Short task: Omit the pictures and output exactly the lines from the start of the entries through the line containing "expected_faas = [0.397, 0.429, 0.541, 0.830, 0.876, 0.588]".

Rows from a dataset of charts and code
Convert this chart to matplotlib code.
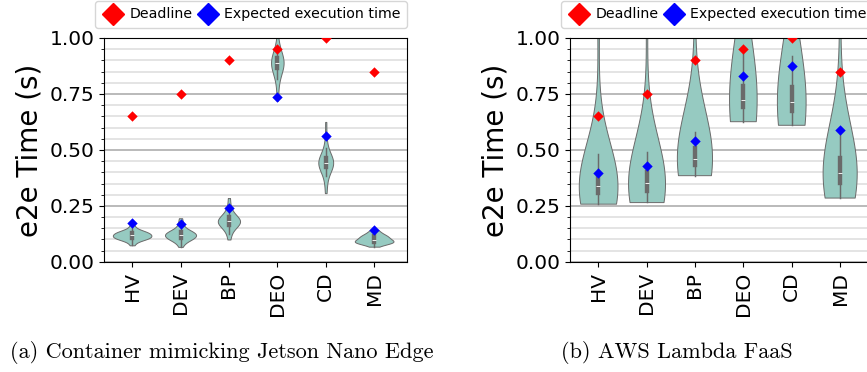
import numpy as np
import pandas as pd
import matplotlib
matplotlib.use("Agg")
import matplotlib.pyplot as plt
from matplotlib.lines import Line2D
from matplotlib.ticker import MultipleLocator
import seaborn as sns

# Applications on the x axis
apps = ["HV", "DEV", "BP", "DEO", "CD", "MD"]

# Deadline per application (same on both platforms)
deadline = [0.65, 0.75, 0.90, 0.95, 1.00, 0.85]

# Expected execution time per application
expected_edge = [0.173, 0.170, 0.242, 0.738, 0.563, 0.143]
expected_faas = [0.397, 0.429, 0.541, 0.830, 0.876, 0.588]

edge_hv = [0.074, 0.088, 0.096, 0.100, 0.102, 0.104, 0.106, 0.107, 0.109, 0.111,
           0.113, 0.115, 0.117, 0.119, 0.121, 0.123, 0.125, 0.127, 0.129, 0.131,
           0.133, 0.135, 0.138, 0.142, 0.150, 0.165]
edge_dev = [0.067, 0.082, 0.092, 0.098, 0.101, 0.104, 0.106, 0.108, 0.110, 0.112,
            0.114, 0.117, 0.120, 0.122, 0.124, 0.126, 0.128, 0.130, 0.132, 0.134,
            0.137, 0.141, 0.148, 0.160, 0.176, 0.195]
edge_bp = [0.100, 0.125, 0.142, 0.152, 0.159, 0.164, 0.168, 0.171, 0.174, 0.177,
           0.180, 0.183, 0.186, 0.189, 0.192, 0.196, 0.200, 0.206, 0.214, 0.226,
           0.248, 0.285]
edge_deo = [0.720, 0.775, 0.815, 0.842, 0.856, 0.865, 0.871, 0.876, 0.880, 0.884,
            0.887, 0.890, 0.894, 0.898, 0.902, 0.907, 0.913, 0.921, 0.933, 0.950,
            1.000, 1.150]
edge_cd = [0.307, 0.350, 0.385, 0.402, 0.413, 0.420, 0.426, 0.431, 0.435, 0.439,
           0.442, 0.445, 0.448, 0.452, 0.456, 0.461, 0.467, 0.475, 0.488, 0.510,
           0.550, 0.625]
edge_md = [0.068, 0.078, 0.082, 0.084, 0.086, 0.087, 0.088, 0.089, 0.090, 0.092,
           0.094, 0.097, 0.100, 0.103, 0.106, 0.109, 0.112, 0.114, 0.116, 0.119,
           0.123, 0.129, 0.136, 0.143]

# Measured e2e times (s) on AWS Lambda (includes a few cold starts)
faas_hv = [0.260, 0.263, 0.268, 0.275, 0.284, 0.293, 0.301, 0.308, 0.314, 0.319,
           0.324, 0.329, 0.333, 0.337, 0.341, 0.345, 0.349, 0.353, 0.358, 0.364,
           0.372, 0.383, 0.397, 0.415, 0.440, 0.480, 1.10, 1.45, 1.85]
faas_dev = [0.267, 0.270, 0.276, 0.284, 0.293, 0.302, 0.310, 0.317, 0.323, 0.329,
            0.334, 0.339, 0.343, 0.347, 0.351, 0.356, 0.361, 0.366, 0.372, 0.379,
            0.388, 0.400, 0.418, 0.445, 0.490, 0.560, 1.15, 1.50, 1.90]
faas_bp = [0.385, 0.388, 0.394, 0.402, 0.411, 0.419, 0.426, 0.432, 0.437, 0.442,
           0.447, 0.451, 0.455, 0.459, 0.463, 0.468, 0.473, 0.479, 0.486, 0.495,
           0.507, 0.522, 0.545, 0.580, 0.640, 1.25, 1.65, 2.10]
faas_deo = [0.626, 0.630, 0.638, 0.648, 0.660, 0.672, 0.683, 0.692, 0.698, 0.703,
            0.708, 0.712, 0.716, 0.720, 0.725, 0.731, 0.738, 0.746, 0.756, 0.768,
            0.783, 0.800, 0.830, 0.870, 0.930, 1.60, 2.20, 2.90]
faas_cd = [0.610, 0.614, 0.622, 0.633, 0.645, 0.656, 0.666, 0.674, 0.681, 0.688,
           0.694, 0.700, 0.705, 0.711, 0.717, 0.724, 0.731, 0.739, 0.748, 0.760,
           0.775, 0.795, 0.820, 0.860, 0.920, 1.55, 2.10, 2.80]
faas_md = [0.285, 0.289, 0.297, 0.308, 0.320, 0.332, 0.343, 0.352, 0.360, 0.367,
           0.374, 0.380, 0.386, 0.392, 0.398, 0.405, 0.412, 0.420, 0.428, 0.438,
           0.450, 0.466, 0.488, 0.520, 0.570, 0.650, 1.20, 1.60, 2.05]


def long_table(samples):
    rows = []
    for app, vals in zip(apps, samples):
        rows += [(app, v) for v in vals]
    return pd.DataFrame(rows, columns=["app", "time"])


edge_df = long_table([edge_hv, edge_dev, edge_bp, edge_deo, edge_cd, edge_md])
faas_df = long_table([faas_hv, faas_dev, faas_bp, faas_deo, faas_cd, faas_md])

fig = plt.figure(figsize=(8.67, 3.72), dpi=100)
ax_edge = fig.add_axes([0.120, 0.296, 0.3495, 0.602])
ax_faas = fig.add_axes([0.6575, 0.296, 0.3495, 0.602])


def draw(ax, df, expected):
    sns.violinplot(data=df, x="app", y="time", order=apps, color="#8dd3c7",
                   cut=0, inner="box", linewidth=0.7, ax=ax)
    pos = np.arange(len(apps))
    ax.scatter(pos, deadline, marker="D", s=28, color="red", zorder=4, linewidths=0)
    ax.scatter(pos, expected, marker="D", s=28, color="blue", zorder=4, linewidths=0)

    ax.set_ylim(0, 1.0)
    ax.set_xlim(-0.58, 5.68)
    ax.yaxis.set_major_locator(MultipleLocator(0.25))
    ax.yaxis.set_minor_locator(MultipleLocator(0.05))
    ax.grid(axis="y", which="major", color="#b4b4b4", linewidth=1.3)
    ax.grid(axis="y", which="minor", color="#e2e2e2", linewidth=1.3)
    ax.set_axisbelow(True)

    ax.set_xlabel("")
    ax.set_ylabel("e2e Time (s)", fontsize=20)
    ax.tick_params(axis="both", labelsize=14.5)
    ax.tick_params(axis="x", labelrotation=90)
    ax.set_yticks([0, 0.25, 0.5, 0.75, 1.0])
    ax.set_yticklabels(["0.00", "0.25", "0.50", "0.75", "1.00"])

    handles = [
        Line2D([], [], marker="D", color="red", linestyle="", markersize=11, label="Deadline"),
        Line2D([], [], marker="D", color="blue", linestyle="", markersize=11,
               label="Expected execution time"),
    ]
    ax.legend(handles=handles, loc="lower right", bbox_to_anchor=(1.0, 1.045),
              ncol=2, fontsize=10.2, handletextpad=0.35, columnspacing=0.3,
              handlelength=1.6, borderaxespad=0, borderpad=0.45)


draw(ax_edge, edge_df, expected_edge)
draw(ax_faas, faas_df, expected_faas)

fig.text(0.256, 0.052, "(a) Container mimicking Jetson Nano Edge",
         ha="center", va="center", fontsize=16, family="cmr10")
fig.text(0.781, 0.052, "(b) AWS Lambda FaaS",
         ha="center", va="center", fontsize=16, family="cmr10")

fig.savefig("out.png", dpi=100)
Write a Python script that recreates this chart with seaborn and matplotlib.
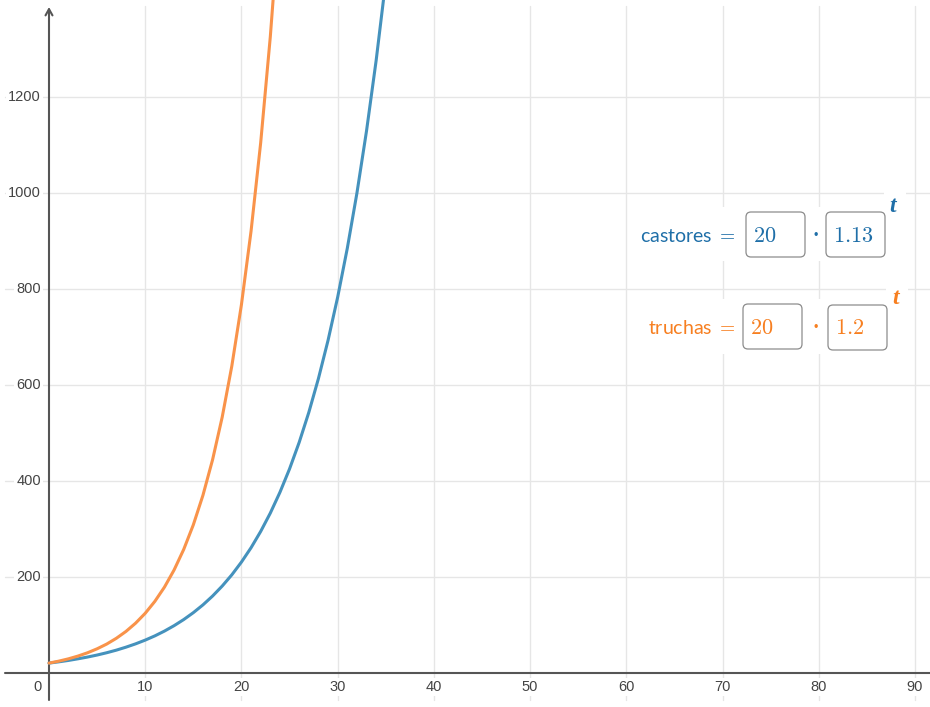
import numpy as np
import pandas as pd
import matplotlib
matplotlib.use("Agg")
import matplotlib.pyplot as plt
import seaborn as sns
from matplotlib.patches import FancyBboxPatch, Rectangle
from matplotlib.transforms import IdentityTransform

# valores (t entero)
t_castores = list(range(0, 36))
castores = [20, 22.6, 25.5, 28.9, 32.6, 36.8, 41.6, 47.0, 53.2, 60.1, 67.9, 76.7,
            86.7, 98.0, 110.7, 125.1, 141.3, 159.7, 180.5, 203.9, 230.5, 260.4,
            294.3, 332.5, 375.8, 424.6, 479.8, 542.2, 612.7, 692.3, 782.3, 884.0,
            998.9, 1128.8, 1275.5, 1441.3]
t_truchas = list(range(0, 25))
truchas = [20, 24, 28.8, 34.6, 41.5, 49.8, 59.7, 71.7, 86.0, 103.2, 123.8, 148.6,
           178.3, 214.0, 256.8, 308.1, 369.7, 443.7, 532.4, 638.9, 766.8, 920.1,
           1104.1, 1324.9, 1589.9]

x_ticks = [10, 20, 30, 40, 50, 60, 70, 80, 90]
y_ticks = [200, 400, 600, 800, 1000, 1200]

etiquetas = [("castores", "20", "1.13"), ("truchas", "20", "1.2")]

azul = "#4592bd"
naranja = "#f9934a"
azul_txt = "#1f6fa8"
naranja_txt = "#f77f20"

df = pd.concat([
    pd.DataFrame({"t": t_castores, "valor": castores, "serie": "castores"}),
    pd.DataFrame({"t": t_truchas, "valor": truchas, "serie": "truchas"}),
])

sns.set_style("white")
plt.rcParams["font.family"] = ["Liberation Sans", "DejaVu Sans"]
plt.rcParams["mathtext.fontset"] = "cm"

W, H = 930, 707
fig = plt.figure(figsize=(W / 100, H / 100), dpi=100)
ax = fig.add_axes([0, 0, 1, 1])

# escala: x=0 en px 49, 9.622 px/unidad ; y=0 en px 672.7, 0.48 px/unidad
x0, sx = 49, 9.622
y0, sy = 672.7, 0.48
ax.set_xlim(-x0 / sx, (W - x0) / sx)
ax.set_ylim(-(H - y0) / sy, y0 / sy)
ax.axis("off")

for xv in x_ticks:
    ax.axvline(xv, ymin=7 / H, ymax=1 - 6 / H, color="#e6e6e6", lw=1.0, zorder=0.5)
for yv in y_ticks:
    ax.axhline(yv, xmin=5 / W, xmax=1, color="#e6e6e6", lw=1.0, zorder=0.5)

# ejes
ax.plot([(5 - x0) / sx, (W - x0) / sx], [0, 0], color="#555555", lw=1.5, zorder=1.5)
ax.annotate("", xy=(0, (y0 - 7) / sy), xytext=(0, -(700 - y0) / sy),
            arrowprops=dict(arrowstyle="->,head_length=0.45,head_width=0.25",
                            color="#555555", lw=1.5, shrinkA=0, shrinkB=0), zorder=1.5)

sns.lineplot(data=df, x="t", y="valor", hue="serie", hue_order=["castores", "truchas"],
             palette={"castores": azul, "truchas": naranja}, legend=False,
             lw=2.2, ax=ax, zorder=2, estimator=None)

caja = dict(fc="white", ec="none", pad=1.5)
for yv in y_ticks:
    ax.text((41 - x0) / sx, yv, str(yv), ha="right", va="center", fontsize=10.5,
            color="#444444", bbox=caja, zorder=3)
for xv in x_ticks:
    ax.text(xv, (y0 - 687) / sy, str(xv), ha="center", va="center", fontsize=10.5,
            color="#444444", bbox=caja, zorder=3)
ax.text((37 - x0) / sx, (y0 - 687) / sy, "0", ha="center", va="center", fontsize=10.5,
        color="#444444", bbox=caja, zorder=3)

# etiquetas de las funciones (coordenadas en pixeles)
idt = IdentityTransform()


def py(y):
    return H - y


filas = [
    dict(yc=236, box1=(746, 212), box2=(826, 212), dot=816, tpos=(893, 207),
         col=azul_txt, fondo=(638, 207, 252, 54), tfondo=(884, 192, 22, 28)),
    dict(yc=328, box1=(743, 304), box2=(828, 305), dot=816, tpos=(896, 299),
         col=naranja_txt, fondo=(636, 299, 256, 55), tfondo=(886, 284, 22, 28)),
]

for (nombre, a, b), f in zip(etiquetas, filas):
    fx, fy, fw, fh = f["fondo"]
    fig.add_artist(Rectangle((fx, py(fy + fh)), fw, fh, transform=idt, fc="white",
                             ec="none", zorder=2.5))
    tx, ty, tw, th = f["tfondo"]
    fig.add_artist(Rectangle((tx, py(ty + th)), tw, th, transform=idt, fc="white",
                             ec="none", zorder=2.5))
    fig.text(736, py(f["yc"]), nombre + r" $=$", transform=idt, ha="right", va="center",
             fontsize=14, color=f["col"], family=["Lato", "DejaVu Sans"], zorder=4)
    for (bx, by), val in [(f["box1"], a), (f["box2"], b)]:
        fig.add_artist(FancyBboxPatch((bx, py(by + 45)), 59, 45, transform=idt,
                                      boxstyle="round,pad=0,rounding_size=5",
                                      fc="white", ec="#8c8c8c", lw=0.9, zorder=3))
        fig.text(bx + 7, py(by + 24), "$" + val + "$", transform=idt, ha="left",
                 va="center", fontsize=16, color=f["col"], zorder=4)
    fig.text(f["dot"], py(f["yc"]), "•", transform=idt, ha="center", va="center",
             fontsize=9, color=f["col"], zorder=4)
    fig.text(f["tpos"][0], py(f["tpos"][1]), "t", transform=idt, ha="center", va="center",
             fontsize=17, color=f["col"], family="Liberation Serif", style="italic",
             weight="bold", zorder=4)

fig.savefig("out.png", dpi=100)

Correct response:
Convert this chart to matplotlib code.
import numpy as np
import pandas as pd
import matplotlib
matplotlib.use("Agg")
import matplotlib.pyplot as plt
from matplotlib.lines import Line2D
from matplotlib.ticker import MultipleLocator
import seaborn as sns

# Applications on the x axis
apps = ["HV", "DEV", "BP", "DEO", "CD", "MD"]

# Deadline per application (same on both platforms)
deadline = [0.65, 0.75, 0.90, 0.95, 1.00, 0.85]

# Expected execution time per application
expected_edge = [0.173, 0.170, 0.242, 0.738, 0.563, 0.143]
expected_faas = [0.397, 0.429, 0.541, 0.830, 0.876, 0.588]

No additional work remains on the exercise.